(Code that draws figures)
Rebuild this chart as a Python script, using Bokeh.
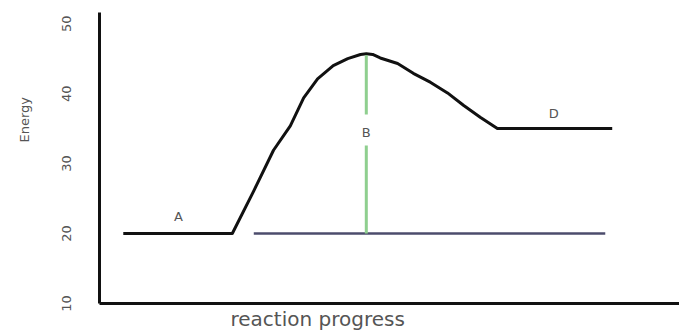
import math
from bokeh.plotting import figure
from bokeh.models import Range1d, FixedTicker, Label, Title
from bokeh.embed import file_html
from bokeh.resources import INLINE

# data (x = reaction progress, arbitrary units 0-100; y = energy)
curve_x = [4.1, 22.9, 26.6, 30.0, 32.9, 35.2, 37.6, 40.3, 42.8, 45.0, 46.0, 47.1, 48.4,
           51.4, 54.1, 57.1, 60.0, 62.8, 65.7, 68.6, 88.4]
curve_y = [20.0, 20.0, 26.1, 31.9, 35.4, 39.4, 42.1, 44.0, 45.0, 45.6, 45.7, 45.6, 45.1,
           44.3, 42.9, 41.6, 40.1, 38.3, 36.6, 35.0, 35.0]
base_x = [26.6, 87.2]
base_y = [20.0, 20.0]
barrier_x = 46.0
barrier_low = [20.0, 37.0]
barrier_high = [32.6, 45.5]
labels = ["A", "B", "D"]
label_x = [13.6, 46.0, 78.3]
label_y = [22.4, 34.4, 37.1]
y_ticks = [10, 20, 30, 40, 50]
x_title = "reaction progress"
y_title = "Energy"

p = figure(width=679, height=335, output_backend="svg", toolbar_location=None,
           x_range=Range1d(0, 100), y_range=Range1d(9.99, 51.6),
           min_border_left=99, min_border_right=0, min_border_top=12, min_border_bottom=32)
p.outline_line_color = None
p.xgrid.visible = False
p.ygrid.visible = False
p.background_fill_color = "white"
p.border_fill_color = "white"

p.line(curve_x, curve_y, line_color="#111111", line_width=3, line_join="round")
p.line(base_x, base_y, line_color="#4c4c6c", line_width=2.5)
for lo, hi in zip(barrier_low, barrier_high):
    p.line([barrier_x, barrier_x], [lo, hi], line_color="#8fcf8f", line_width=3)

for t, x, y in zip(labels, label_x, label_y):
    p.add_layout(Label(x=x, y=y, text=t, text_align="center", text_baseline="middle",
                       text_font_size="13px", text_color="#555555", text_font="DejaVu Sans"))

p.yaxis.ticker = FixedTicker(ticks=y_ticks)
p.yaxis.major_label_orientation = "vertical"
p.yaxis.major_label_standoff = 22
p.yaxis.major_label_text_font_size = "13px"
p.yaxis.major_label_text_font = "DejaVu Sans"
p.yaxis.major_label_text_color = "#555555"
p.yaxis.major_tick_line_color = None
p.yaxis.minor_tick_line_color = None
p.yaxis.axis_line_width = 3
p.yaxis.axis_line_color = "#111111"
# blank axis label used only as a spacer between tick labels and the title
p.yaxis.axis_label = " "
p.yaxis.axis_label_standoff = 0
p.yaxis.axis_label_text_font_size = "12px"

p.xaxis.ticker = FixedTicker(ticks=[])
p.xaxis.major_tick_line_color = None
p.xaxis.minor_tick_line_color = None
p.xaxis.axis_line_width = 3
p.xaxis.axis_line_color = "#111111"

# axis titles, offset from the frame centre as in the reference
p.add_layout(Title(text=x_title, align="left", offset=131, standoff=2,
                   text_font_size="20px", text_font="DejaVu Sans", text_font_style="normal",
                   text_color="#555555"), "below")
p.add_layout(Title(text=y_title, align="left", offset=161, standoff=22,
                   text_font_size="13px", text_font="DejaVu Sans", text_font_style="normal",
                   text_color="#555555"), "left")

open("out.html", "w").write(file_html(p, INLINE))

...

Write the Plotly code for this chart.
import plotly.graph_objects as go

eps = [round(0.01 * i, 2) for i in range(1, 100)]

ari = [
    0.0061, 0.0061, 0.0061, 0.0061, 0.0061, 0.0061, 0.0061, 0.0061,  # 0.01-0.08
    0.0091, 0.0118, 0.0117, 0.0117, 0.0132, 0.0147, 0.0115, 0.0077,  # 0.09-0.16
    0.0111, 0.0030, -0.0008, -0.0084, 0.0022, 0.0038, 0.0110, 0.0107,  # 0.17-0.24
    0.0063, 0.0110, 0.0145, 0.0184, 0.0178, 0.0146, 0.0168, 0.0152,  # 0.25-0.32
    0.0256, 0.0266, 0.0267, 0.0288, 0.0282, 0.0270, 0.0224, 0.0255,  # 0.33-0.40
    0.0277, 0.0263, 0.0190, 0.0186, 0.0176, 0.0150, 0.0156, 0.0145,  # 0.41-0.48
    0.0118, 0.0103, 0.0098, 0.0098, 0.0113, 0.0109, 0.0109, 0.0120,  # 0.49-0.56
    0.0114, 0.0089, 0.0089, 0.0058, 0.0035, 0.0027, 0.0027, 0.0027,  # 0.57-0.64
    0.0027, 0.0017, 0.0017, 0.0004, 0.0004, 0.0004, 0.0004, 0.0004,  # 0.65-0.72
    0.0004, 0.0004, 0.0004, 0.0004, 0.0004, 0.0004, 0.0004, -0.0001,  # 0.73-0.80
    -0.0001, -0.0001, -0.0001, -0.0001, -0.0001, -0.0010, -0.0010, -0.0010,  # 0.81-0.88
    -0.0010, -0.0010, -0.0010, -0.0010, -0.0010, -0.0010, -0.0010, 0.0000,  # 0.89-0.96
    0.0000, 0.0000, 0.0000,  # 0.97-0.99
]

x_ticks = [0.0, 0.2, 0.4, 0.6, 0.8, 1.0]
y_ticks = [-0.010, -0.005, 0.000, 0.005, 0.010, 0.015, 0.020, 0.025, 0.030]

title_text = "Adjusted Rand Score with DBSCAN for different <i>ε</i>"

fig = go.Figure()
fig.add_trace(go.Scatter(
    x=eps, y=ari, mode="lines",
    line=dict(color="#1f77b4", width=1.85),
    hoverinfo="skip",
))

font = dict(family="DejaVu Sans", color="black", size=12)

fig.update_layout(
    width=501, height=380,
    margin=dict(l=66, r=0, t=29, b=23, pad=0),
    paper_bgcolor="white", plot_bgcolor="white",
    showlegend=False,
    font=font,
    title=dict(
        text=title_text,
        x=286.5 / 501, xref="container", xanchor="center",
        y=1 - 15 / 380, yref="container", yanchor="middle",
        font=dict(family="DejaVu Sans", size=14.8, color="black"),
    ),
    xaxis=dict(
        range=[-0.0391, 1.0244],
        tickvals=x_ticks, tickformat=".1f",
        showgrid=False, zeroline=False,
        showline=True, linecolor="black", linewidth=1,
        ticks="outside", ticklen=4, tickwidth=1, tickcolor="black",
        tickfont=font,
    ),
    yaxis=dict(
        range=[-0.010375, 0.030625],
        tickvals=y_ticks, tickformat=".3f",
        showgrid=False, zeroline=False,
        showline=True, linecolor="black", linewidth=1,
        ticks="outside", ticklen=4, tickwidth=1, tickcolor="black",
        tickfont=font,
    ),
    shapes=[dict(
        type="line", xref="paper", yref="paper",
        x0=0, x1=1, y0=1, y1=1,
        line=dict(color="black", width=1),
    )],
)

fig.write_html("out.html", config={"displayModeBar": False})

TASK REQUIREMENTS:
Leave out the pictures and give again exactly the lines from the one with "Rebuild this chart" through the one with "from bokeh.resources import INLINE", and no others.

ANSWER FOR THIS EXERCISE:
Rebuild this chart as a Python script, using Bokeh.
import math
from bokeh.plotting import figure
from bokeh.models import Range1d, FixedTicker, Label, Title
from bokeh.embed import file_html
from bokeh.resources import INLINE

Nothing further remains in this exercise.